The rights money could help MLW afford to sign blossoming young talent like Brian Pillman Jr. and Maxwell Jacob Friedman, who now wrestle for billionaire businessman Tony Khan in AEW.

“We couldn’t afford to keep them,” Bauer said. “But as our rights deals get better, we’ll pay the talent. We always tell the talent, we’ll grow with you. If you believe in the system, trust the process. This is why all the promoters want you, because we’ve got you.”

And maybe run larger arenas. Philly’s old wrestling home was stuffed with fans in Vince Papale jerseys and Blue World Order T-shirts, and if they turned around at the right time, they would have spotted two of the female wrestlers standing in the concession line.

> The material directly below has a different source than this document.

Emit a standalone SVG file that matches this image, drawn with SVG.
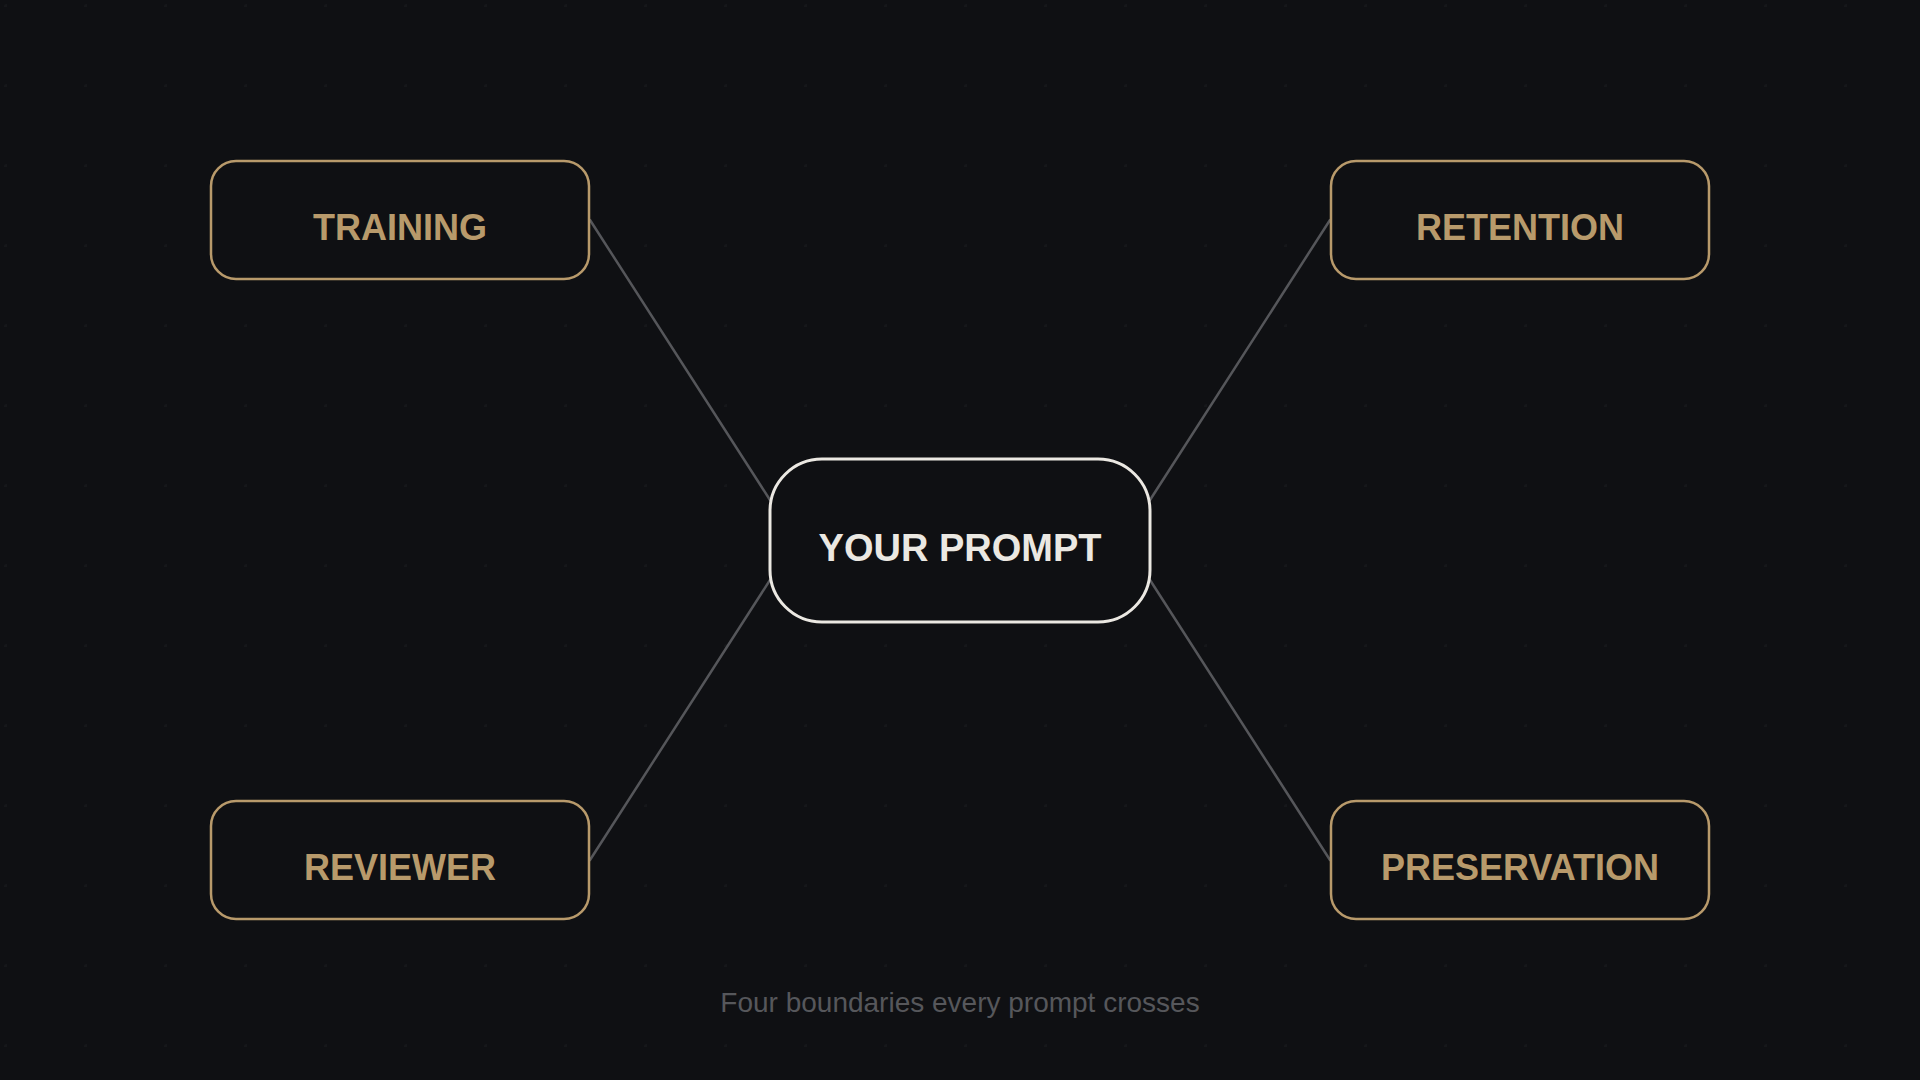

Bauer wrote programming for years for WWE and does all the heavy lifting in MLW. He gathered members of the 5150 faction and made his words scream off the page with his direction: “You want to do this now?! In my ring?! Ring the bell!” The 43-year-old Bauer also filled in at rehearsal for the night’s show when a wrestler was late and seemed ready to take a bump himself.

“As Vince McMahon taught me, that’s what you do. You show them how you want it,” Bauer said. “If they don’t see it visualized, you can’t assume what you’re telling them is going to be executed. You’ve got to walk them through it so they can feel it, sense it.”

MLW can sense its shift into a major player as it prepares for live events the next several months in Philly.

“We’ve been the best-kept secret in wrestling for a long time,” Hammerstone said. “It’s time to get in front of more eyes, and if tonight is any indication of what we’re going to do moving forward, it’s going to be some pretty big things.”